The first Surgeon General’s report on physical activity and health was published in 1996; similar to the Surgeon General’s 1964 report on tobacco, it illuminated the broad body of evidence linking sedentary behavior to a wide range of negative health outcomes including:

  • Premature death
  • Heart disease (i.e. people who sit more than 4 hours/day have 125% increased heart disease risk)
  • Diabetes
  • Obesity
  • Hypertension
  • Deep Vein Thrombosis*
  • Metabolic disease
  • Certain Cancers (i.e. sitting more than 6/hours day is linked to a 30% increase in breast cancer)

Indeed, sitting more than 4 hours/day results in a 50% increased risk of death from any cause.

*New Zealand Medical Journal – hospitalizations due to blood clots are far more common in seated office workers than air travelers.
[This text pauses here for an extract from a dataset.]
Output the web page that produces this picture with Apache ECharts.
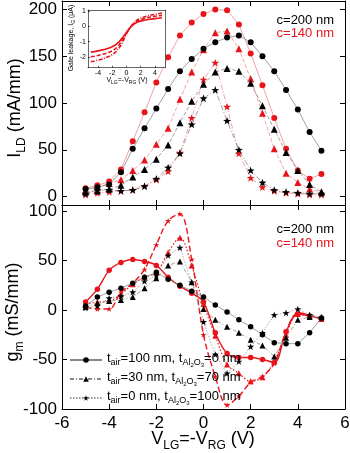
<!DOCTYPE html>
<html>
<head>
<meta charset="utf-8">
<script src="https://cdn.jsdelivr.net/npm/echarts@6/dist/echarts.min.js"></script>
<style>
html, body { margin: 0; padding: 0; background: #fff; }
#chart { width: 350px; height: 453px; }
</style>
</head>
<body>
<div id="chart"></div>
<script>
// gate voltage steps (V)
var vg = [-5, -4.5, -4, -3.5, -3, -2.5, -2, -1.5, -1, -0.5, 0, 0.5, 1, 1.5, 2, 2.5, 3, 3.5, 4, 4.5, 5];

// drain current I_LD (mA/mm)
var idBlackCircle = [8, 10, 13, 26, 51, 73, 94, 115, 134, 147, 158, 165, 170, 172, 165, 150, 134, 114, 93, 69, 49];
var idRedCircle = [9, 12, 16, 29, 59, 90, 122, 149, 172, 186, 195, 200, 199, 184, 153, 119, 84, 51, 28, 19, 24];
var idBlackTri = [5, 6, 8, 12, 21, 29, 40, 55, 79, 102, 120, 133, 137, 134, 121, 97, 72, 47, 28, 13, 5];
var idRedTri = [7, 10, 14, 18, 28, 39, 56, 73, 104, 133, 157, 175, 177, 158, 126, 89, 51, 25, 15, 8, 5];
var idBlackStar = [3, 7, 7, 6, 7, 11, 19, 31, 46, 77, 105, 114, 81, 50, 28, 15, 7, 5, 4, 3, 3];
var idRedStar = [2, 4, 5, 6, 7, 11, 18, 27, 47, 84, 125, 143, 96, 46, 20, 10, 6, 4, 3, 2, 2];

// transconductance g_m (mS/mm)
var gmBlackCircle = [4, 13, 18, 22, 27, 33, 38, 31, 25, 19, 13, 5, -2, -10, -17, -25, -33, -34, -34, -23, -8];
var gmRedCircle = [8, 21, 40, 48, 51, 49, 45, 33, 24, 17, 8, -23, -44, -48, -48, -50, -53, -22, -4, -6, -9];
var gmBlackTri = [3, 7, 9, 10, 13, 22, 32, 45, 49, 28, 1, -10, -17, -23, -30, -36, -47, -28, -10, -7, -7];
var gmRedTri = [6, 8, 9, 16, 26, 33, 38, 58, 73, 45, 6, -26, -55, -64, -72, -68, -52, -25, -4, -6, -9];
var gmBlackStar = [2, 4, 12, 14, 18, 29, 35, 55, 63, 28, -12, -45, -64, -52, -37, -23, -5, -3, 1, -5, -8];
var gmRedStar = [3, 1, 1, 18, 27, 41, 66, 90, 97, 51, -25, -67, -96, -87, -73, -67, -54, -22, -3, -5, -9];

// inset: gate leakage (uA)
var igA = [-1.68, -1.65, -1.6, -1.55, -1.5, -1.43, -1.33, -1.2, -1.0, -0.72, -0.4, -0.1, 0.12, 0.25, 0.33, 0.39, 0.43, 0.46, 0.49, 0.52, 0.55];
var igB = [-1.98, -1.95, -1.9, -1.84, -1.78, -1.7, -1.6, -1.45, -1.2, -0.85, -0.45, -0.1, 0.15, 0.32, 0.43, 0.5, 0.56, 0.6, 0.64, 0.67, 0.7];
var igC = [-2.3, -2.26, -2.2, -2.14, -2.06, -1.97, -1.85, -1.67, -1.4, -1.0, -0.5, -0.1, 0.2, 0.4, 0.52, 0.6, 0.67, 0.72, 0.77, 0.81, 0.85];

var idTicks = [0, 50, 100, 150, 200];
var gmTicks = [-100, -50, 0, 50, 100];
var igTicks = [-2, -1, 0, 1];
var legendNames = ['t100', 't30', 't0'];

var RED = '#e8141c';
var STAR = 'path://M0,-10L2.35,-3.24L9.51,-3.09L3.8,1.24L5.88,8.09L0,4L-5.88,8.09L-3.8,1.24L-9.51,-3.09L-2.35,-3.24Z';
var FONT = 'Liberation Sans, Arial, sans-serif';

function pairs(ys) {
  var out = [];
  for (var i = 0; i < vg.length; i++) out.push([vg[i], ys[i]]);
  return out;
}

function frameAxis(opt) {
  var a = {
    type: 'value',
    axisLine: { show: true, onZero: false, lineStyle: { color: '#000', width: 1 } },
    axisTick: { show: true, inside: true, length: 5, lineStyle: { color: '#000' } },
    axisLabel: { show: false, color: '#000', fontFamily: FONT, fontSize: 17 },
    splitLine: { show: false }
  };
  for (var k in opt) a[k] = opt[k];
  return a;
}

function mark(name, ys, xi, yi, symbol, size, color, lineColor, width, type, smooth) {
  return {
    name: name,
    type: 'line',
    xAxisIndex: xi,
    yAxisIndex: yi,
    data: pairs(ys),
    symbol: symbol,
    symbolSize: size,
    symbolKeepAspect: true,
    smooth: smooth || false,
    itemStyle: { color: color },
    lineStyle: { color: lineColor, width: width, type: type },
    silent: true,
    animation: false,
    z: color === RED ? 3 : 4
  };
}

var chart = echarts.init(document.getElementById('chart'), null, { renderer: 'canvas' });

var subRich = {
  n: { fontSize: 18, fontFamily: FONT, color: '#000', verticalAlign: 'bottom', padding: [0, 0, 4, 0] },
  s: { fontSize: 12, fontFamily: FONT, color: '#000', verticalAlign: 'bottom' }
};
var smallRich = {
  n: { fontSize: 7, fontFamily: FONT, color: '#000', verticalAlign: 'bottom', padding: [0, 0, 1.5, 0] },
  s: { fontSize: 5, fontFamily: FONT, color: '#000', verticalAlign: 'bottom' }
};

var legendText = {
  t100: '{n|t}{s|air}{n|=100 nm, t}{s|Al}{ss|2}{s|O}{ss|3}{n|=0 nm}',
  t30: '{n|t}{s|air}{n|=30 nm, t}{s|Al}{ss|2}{s|O}{ss|3}{n|=70 nm}',
  t0: '{n|t}{s|air}{n|=0 nm, t}{s|Al}{ss|2}{s|O}{ss|3}{n|=100 nm}'
};

var option = {
  animation: false,
  backgroundColor: '#fff',
  grid: [
    { left: 62, top: 1, width: 283, height: 204, containLabel: false, outerBoundsMode: 'none' },
    { left: 62, top: 205, width: 283, height: 204, containLabel: false, outerBoundsMode: 'none' },
    { left: 88, top: 10, width: 77.5, height: 57.7, containLabel: false, outerBoundsMode: 'none',
      show: true, backgroundColor: '#fff', borderWidth: 0, z: 5 }
  ],
  xAxis: [
    frameAxis({ gridIndex: 0, min: -6, max: 6, interval: 2, position: 'bottom' }),
    frameAxis({ gridIndex: 0, min: -6, max: 6, interval: 2, position: 'top' }),
    frameAxis({ gridIndex: 1, min: -6, max: 6, interval: 2, position: 'bottom',
      axisLabel: { show: true, color: '#000', fontFamily: FONT, fontSize: 17, margin: 6, showMinLabel: true, showMaxLabel: true } }),
    frameAxis({ gridIndex: 1, min: -6, max: 6, interval: 2, position: 'top' }),
    frameAxis({ gridIndex: 2, min: -5.4, max: 5.5, position: 'bottom', z: 6,
      axisTick: { show: true, inside: true, length: 2, customValues: [-4, -2, 0, 2, 4], lineStyle: { color: '#000', width: 0.6 } },
      axisLine: { show: true, onZero: false, lineStyle: { color: '#000', width: 0.6 } },
      axisLabel: { show: true, color: '#000', fontFamily: FONT, fontSize: 7, margin: 2, customValues: [-4, -2, 0, 2, 4] } }),
    frameAxis({ gridIndex: 2, min: -5.4, max: 5.5, position: 'top', z: 6,
      axisTick: { show: false },
      axisLine: { show: true, onZero: false, lineStyle: { color: '#000', width: 0.6 } } })
  ],
  yAxis: [
    frameAxis({ gridIndex: 0, min: -9, max: 209, position: 'left',
      axisTick: { show: true, inside: true, length: 5, customValues: idTicks, lineStyle: { color: '#000' } },
      axisLabel: { show: true, color: '#000', fontFamily: FONT, fontSize: 17, margin: 5, customValues: idTicks } }),
    frameAxis({ gridIndex: 0, min: -9, max: 209, position: 'right',
      axisTick: { show: true, inside: true, length: 5, customValues: idTicks, lineStyle: { color: '#000' } } }),
    frameAxis({ gridIndex: 1, min: -100, max: 106, position: 'left',
      axisTick: { show: true, inside: true, length: 5, customValues: gmTicks, lineStyle: { color: '#000' } },
      axisLabel: { show: true, color: '#000', fontFamily: FONT, fontSize: 17, margin: 5, customValues: gmTicks } }),
    frameAxis({ gridIndex: 1, min: -100, max: 106, position: 'right',
      axisTick: { show: true, inside: true, length: 5, customValues: gmTicks, lineStyle: { color: '#000' } } }),
    frameAxis({ gridIndex: 2, min: -2.69, max: 1.05, position: 'left', z: 6,
      axisTick: { show: true, inside: true, length: 2, customValues: igTicks, lineStyle: { color: '#000', width: 0.6 } },
      axisLine: { show: true, onZero: false, lineStyle: { color: '#000', width: 0.6 } },
      axisLabel: { show: true, color: '#000', fontFamily: FONT, fontSize: 7, margin: 2, customValues: igTicks } }),
    frameAxis({ gridIndex: 2, min: -2.69, max: 1.05, position: 'right', z: 6,
      axisTick: { show: false },
      axisLine: { show: true, onZero: false, lineStyle: { color: '#000', width: 0.6 } } })
  ],
  legend: {
    data: legendNames,
    orient: 'vertical',
    left: 64,
    top: 347,
    itemWidth: 32,
    itemHeight: 7,
    itemGap: 3,
    selectedMode: false,
    formatter: function (name) { return legendText[name]; },
    textStyle: {
      color: '#000',
      rich: {
        n: { fontSize: 13, fontFamily: FONT, color: '#000', verticalAlign: 'bottom', padding: [0, 0, 3, 0] },
        s: { fontSize: 9, fontFamily: FONT, color: '#000', verticalAlign: 'bottom', padding: [0, 0, 1, 0] },
        ss: { fontSize: 6, fontFamily: FONT, color: '#000', verticalAlign: 'bottom' }
      }
    }
  },
  series: [
    // top panel: I_LD
    mark('c200a', idBlackCircle, 0, 0, 'circle', 6, '#000', '#888', 0.8, 'solid'),
    mark('c140a', idRedCircle, 0, 0, 'circle', 6, RED, '#f08a8a', 0.8, 'solid'),
    mark('c200b', idBlackTri, 0, 0, 'triangle', 7, '#000', '#888', 0.8, [4, 2]),
    mark('c140b', idRedTri, 0, 0, 'triangle', 7, RED, '#f08a8a', 0.8, [4, 2]),
    mark('c200c', idBlackStar, 0, 0, STAR, 8, '#000', '#888', 0.8, [5, 2, 1, 2]),
    mark('c140c', idRedStar, 0, 0, STAR, 8, RED, '#f08a8a', 0.8, [5, 2, 1, 2]),
    // bottom panel: g_m
    mark('t100', gmBlackCircle, 2, 2, 'circle', 5.5, '#000', '#888', 0.8, 'solid'),
    mark('c140d', gmRedCircle, 2, 2, 'circle', 5.5, RED, RED, 1.4, 'solid', 0.35),
    mark('t30', gmBlackTri, 2, 2, 'triangle', 6, '#000', '#888', 0.8, [4, 2, 1, 2]),
    mark('c140e', gmRedTri, 2, 2, 'triangle', 6, RED, RED, 1.2, [1.5, 2], 0.35),
    mark('t0', gmBlackStar, 2, 2, STAR, 7, '#000', '#999', 0.8, [1.5, 1.5]),
    mark('c140f', gmRedStar, 2, 2, STAR, 6, RED, RED, 1.4, [6, 3], 0.35),
    // inset: gate leakage
    { type: 'line', xAxisIndex: 4, yAxisIndex: 4, data: pairs(igA), showSymbol: false, symbol: 'none',
      lineStyle: { color: RED, width: 1.6 }, z: 7, silent: true },
    { type: 'line', xAxisIndex: 4, yAxisIndex: 4, data: pairs(igB), showSymbol: false, symbol: 'none',
      lineStyle: { color: RED, width: 1.6, type: [4, 2] }, z: 7, silent: true },
    { type: 'line', xAxisIndex: 4, yAxisIndex: 4, data: pairs(igC), showSymbol: false, symbol: 'none',
      lineStyle: { color: RED, width: 1.6, type: [4, 1.5, 1, 1.5] }, z: 7, silent: true }
  ],
  graphic: [
    { type: 'text', x: 334, y: 20, z: 10, style: { text: 'c=200 nm', fill: '#000', font: '13px ' + FONT, align: 'right', verticalAlign: 'middle' } },
    { type: 'text', x: 334, y: 33, z: 10, style: { text: 'c=140 nm', fill: RED, font: '13px ' + FONT, align: 'right', verticalAlign: 'middle' } },
    { type: 'text', x: 334, y: 229, z: 10, style: { text: 'c=200 nm', fill: '#000', font: '13px ' + FONT, align: 'right', verticalAlign: 'middle' } },
    { type: 'text', x: 334, y: 243, z: 10, style: { text: 'c=140 nm', fill: RED, font: '13px ' + FONT, align: 'right', verticalAlign: 'middle' } },
    { type: 'text', x: 203, y: 441, z: 10,
      style: { text: '{n|V}{s|LG}{n|=-V}{s|RG}{n| (V)}', rich: subRich, align: 'center', verticalAlign: 'middle' } },
    { type: 'text', x: 17, y: 108, rotation: Math.PI / 2, z: 10,
      style: { text: '{n|I}{s|LD}{n| (mA/mm)}', rich: subRich, align: 'center', verticalAlign: 'middle' } },
    { type: 'text', x: 15, y: 312, rotation: Math.PI / 2, z: 10,
      style: { text: '{n|g}{s|m}{n| (mS/mm)}', rich: subRich, align: 'center', verticalAlign: 'middle' } },
    { type: 'text', x: 127, y: 81, z: 10,
      style: { text: '{n|V}{s|LG}{n|=-V}{s|RG}{n| (V)}', rich: smallRich, align: 'center', verticalAlign: 'middle' } },
    { type: 'text', x: 72, y: 38, rotation: Math.PI / 2, z: 10,
      style: { text: '{n|Gate leakage, I}{s|G}{n| (\u03bcA)}', rich: smallRich, align: 'center', verticalAlign: 'middle' } }
  ]
};

chart.setOption(option);
</script>
</body>
</html>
The World Health Organization now ranks physical inactivity as 4th largest killer globally, behind obesity. A 2010 American Cancer Society study followed 123,216 individuals (66,776 women and 53,440 men) from 1993-2006.

The alarming results:

  • Women who were inactive and sat over 6 hours a day were 94% more likely to die during the time period studied than those who were physically active and sat less than 3 hours a day.
  • Men who were inactive and sat over 6 hours daily were 48% more likely to die than their standing counterparts.

These findings were independent of physical activity levels – the negative effects of sitting were just as strong in people who exercised regularly. Likewise, kids are becoming more out of shape with each passing year, with only 42% of kids being as fit as they should be. And, because cardiovascular fitness is one of the best indicators of lifelong health, this is a concerning statistic.


According to the CDC, we are spending 75 cents of every health care dollar on chronic conditions linked to sedentary behavior, like obesity, diabetes and heart disease.